Aim: Reproduce precisely the lines of the listing below, starting with the line that contains "Reproduce this chart" and stopping after the line that contains "const TEXT = '#222';"; include nothing else.

Given records:

**********

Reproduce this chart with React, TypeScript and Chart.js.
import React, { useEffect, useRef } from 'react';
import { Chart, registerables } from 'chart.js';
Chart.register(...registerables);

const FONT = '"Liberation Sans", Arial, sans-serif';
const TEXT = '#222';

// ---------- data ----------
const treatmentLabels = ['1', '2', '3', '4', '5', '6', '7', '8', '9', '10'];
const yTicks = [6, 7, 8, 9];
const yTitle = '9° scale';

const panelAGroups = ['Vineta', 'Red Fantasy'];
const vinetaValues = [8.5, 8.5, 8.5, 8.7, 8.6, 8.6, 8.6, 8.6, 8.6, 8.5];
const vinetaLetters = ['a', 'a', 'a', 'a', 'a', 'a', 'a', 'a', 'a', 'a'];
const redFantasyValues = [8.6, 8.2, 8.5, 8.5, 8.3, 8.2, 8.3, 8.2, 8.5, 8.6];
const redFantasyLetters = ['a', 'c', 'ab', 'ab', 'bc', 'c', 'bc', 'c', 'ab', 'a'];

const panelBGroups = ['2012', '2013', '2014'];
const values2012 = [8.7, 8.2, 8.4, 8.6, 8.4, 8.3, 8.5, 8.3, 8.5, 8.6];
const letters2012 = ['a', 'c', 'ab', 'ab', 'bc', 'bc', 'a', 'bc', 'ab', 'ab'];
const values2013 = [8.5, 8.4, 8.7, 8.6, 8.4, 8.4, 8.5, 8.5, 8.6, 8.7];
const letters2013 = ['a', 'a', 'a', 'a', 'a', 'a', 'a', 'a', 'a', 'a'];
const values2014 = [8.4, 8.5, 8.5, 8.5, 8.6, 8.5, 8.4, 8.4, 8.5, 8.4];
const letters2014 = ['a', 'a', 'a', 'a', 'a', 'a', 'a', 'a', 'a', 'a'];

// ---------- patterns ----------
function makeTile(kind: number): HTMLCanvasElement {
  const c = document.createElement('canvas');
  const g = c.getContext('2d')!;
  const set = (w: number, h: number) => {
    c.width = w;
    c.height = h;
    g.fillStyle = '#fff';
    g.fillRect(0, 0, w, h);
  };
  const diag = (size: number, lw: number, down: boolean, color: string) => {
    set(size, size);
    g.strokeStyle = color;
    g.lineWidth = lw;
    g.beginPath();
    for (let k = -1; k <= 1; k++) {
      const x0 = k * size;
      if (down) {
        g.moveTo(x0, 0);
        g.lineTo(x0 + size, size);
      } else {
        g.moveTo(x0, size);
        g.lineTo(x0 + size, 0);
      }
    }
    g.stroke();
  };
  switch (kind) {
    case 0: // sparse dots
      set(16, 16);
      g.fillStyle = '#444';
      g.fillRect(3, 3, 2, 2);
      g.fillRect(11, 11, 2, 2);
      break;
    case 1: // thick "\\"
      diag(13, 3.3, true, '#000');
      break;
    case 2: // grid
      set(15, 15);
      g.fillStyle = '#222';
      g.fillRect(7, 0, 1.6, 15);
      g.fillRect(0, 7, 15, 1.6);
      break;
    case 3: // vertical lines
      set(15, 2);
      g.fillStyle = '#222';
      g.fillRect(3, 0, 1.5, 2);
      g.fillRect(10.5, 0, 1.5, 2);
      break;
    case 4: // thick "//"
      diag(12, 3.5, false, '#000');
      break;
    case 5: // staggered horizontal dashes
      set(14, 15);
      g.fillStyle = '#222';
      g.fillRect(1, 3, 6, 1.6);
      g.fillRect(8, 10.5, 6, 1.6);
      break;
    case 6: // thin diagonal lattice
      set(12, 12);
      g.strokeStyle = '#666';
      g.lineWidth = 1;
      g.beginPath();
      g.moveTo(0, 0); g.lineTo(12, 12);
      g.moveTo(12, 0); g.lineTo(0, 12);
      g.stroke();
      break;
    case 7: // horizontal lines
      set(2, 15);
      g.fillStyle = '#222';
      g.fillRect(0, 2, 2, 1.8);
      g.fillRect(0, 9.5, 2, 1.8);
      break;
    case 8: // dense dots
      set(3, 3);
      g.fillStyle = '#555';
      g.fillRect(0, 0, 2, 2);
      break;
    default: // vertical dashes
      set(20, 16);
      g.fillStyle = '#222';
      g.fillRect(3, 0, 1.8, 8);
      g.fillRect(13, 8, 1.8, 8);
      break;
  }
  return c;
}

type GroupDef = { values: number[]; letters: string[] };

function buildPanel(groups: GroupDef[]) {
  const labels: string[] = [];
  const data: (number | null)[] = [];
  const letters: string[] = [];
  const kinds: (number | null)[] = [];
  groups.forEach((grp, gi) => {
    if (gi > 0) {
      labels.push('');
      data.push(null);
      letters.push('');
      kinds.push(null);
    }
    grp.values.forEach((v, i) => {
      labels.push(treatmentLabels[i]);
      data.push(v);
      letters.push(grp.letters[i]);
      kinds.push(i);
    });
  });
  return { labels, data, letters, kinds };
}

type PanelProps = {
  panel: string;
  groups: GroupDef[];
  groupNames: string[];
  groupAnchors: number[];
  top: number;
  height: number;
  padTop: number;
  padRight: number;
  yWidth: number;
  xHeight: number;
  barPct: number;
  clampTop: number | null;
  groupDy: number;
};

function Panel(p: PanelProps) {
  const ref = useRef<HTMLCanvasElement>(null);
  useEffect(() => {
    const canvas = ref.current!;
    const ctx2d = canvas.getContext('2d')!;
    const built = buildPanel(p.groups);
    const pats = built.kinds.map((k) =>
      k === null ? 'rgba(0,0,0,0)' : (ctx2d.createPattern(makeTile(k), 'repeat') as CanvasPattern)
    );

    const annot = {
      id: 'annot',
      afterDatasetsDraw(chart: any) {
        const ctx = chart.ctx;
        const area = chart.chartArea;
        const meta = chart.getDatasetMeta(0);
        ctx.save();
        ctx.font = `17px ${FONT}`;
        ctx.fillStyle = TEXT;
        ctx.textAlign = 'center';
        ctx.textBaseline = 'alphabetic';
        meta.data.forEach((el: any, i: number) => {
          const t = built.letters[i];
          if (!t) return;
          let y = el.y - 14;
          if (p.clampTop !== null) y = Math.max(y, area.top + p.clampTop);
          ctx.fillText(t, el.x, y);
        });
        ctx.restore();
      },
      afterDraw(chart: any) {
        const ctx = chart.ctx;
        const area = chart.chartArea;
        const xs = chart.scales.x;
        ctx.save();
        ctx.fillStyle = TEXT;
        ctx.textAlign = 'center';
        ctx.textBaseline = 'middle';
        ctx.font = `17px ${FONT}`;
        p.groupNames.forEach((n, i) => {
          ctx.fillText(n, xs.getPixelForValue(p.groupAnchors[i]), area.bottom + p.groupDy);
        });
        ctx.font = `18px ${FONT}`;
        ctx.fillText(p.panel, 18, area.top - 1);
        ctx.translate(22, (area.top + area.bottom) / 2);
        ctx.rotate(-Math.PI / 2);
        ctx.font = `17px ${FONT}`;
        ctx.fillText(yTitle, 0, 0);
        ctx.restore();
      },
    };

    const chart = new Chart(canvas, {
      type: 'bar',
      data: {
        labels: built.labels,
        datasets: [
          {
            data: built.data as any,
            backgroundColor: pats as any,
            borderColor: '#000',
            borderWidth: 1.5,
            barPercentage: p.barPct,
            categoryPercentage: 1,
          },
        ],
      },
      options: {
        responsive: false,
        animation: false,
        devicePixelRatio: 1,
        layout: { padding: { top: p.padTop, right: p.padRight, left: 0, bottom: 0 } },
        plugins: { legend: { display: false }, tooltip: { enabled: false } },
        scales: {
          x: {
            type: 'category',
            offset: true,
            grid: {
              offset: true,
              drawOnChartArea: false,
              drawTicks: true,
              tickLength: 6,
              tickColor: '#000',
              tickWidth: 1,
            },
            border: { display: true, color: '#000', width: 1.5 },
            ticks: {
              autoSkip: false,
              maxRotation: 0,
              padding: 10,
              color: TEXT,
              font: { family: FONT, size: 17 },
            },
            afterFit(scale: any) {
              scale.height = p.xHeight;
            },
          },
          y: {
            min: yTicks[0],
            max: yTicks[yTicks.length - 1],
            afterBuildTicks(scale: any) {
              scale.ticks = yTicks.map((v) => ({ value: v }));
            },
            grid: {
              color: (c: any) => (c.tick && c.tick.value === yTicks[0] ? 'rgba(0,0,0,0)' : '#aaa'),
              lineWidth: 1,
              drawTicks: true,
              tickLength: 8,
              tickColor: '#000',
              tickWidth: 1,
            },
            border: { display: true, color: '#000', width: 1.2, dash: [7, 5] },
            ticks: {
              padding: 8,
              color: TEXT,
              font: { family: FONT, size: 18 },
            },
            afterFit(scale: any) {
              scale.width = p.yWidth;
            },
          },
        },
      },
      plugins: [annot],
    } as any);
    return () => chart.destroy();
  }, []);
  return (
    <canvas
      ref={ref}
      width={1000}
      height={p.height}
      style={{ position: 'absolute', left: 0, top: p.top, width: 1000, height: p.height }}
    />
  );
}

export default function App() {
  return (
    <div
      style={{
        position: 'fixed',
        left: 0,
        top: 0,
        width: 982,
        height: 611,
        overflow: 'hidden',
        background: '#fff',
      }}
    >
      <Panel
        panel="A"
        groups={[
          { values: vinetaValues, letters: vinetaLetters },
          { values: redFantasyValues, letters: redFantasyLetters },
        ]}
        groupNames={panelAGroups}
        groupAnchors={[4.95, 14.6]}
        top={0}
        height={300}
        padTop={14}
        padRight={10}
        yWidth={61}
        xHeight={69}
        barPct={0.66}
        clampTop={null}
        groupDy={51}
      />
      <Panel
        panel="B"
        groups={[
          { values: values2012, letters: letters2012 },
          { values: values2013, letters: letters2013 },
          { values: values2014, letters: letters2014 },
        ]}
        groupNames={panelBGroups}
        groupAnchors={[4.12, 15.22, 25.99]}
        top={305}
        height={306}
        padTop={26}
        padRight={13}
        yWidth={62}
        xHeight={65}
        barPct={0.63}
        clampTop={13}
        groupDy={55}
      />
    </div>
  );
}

**********

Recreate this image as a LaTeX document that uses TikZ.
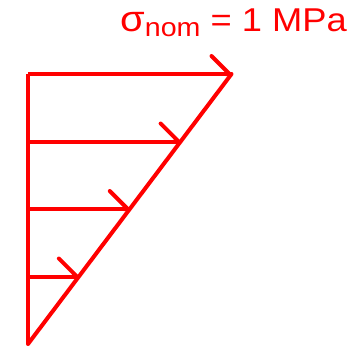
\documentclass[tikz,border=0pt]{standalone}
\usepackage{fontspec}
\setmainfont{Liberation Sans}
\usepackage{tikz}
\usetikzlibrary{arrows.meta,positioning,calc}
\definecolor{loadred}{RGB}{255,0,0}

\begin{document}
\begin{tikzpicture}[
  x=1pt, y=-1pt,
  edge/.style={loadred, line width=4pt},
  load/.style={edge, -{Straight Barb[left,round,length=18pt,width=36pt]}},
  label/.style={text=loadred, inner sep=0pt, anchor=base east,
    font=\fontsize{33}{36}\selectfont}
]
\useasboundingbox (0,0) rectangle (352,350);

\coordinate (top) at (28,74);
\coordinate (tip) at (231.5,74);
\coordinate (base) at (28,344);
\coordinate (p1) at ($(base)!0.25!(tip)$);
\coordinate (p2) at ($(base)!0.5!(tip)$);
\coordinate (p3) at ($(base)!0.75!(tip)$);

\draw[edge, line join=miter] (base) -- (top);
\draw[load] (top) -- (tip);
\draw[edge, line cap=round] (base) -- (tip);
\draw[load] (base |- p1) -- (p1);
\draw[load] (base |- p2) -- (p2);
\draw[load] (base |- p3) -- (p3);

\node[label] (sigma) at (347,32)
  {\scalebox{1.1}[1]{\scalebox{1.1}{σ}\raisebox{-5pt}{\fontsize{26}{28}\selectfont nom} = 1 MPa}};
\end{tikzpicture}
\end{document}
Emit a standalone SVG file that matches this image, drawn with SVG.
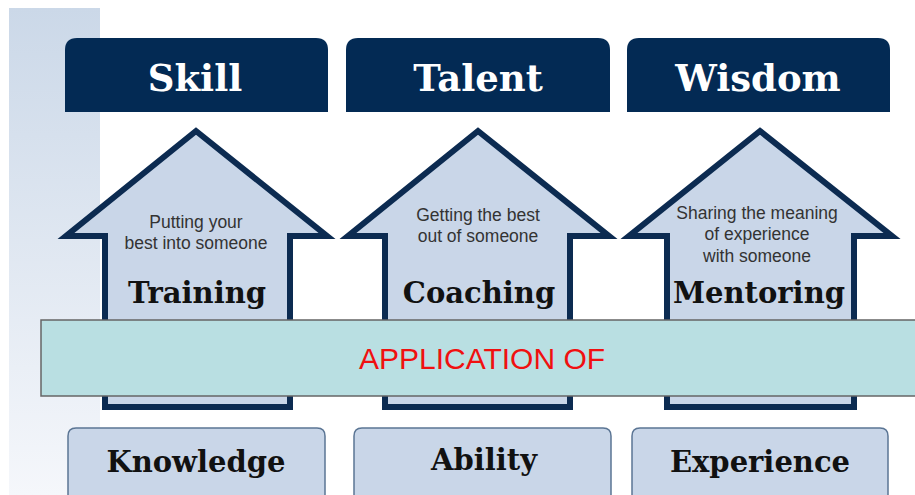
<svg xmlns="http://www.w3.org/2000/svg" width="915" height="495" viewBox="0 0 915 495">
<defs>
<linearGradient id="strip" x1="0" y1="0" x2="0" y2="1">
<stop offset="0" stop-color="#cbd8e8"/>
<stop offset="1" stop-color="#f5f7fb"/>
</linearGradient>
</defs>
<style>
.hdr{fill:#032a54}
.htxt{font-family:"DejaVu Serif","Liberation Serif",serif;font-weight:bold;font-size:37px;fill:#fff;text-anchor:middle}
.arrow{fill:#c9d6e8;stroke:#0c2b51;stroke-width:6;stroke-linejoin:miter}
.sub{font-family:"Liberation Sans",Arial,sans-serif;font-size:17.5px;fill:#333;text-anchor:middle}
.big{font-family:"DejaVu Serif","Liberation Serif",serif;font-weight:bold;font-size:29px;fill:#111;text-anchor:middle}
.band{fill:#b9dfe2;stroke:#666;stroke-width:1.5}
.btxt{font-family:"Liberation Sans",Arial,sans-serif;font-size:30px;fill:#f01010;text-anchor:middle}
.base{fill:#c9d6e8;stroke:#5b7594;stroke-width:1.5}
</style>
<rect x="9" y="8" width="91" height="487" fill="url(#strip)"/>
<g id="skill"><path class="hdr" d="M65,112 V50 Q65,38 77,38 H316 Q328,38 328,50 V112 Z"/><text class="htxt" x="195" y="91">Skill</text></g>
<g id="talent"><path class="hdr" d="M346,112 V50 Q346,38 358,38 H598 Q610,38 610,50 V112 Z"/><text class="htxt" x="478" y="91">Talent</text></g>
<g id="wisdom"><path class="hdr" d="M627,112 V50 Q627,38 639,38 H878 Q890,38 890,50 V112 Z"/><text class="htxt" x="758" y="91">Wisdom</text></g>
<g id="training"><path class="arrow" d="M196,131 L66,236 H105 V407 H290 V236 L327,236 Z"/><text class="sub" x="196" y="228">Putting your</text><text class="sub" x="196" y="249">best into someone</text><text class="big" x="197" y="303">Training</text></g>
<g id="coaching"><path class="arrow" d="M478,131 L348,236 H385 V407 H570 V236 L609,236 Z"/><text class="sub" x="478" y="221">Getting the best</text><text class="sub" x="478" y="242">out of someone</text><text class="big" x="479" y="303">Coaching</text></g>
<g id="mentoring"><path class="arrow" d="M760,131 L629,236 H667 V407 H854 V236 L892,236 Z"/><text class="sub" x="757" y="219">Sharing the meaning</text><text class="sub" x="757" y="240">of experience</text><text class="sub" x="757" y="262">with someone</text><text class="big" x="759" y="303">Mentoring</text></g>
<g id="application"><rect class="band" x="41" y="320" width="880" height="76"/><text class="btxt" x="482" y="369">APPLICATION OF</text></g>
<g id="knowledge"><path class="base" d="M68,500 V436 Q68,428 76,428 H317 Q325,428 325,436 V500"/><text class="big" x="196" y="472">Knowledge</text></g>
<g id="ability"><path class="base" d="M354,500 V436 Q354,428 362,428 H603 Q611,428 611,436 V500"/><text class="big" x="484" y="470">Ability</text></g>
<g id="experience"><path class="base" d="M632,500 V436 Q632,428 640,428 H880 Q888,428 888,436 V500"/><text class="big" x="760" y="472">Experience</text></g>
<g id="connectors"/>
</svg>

**********

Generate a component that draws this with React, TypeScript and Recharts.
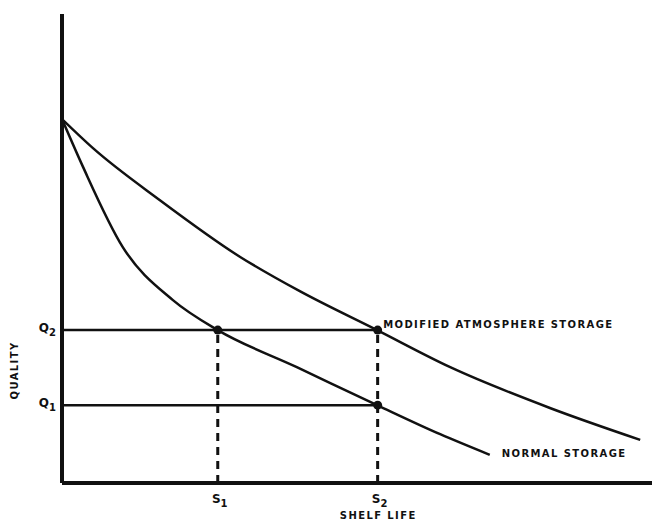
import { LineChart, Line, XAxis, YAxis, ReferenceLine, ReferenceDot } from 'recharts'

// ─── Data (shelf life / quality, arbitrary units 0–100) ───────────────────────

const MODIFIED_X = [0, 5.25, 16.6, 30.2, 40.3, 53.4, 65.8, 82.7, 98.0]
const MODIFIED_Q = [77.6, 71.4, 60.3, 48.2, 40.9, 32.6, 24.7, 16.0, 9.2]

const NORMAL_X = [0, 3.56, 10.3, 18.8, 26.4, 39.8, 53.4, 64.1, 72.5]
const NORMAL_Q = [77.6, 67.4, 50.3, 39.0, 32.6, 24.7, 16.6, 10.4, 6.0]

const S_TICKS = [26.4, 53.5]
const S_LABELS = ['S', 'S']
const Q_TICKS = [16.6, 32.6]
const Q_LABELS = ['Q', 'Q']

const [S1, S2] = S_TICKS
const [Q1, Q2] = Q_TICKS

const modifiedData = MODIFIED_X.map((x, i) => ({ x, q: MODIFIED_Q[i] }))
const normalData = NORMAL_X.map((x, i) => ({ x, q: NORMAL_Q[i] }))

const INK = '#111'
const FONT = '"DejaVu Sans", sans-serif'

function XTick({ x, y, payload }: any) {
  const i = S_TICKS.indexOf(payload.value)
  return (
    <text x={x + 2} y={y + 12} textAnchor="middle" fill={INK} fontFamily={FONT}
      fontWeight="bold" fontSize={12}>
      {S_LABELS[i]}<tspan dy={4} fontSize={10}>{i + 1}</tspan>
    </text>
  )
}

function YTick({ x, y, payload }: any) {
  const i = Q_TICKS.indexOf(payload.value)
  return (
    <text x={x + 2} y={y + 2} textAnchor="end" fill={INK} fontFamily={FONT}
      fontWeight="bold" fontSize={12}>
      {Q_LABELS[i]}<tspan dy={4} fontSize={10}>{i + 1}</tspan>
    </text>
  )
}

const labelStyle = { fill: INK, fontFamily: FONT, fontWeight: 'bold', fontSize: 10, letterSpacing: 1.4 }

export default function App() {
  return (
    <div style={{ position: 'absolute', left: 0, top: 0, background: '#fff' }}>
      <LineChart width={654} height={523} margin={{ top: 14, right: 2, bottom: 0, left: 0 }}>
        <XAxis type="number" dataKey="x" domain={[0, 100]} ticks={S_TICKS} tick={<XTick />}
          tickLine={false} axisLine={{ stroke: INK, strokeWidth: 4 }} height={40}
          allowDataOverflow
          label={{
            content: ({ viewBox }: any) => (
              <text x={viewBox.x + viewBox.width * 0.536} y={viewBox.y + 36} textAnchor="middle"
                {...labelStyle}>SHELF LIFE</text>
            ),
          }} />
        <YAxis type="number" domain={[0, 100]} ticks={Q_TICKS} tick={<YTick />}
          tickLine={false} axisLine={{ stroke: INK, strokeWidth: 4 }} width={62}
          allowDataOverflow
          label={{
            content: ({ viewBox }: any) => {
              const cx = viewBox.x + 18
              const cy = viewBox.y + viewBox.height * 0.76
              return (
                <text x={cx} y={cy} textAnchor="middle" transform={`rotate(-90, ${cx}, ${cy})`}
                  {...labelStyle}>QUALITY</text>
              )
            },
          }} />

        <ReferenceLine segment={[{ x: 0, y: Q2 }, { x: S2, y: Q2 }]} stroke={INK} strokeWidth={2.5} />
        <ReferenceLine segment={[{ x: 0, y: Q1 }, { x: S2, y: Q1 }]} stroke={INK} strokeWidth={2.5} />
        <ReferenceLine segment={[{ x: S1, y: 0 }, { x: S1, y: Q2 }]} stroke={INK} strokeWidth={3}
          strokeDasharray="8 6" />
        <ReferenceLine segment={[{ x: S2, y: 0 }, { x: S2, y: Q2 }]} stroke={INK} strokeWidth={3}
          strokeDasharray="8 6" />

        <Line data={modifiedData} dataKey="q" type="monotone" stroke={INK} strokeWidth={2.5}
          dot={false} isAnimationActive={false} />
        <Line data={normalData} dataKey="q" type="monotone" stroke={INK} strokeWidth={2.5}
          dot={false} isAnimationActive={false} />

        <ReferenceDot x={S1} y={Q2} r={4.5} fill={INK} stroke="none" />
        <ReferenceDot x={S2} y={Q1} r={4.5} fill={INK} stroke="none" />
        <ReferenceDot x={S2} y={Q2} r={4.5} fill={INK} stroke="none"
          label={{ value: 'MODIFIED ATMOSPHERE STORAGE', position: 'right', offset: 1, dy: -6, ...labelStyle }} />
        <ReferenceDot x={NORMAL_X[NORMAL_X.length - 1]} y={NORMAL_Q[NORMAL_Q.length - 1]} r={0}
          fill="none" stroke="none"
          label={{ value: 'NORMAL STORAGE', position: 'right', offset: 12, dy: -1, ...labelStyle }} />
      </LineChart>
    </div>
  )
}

**********

Finished exercise:
Reproduce this chart with React, TypeScript and Chart.js.
import React, { useEffect, useRef } from 'react';
import { Chart, registerables } from 'chart.js';
Chart.register(...registerables);

const FONT = '"Liberation Sans", Arial, sans-serif';
const TEXT = '#222';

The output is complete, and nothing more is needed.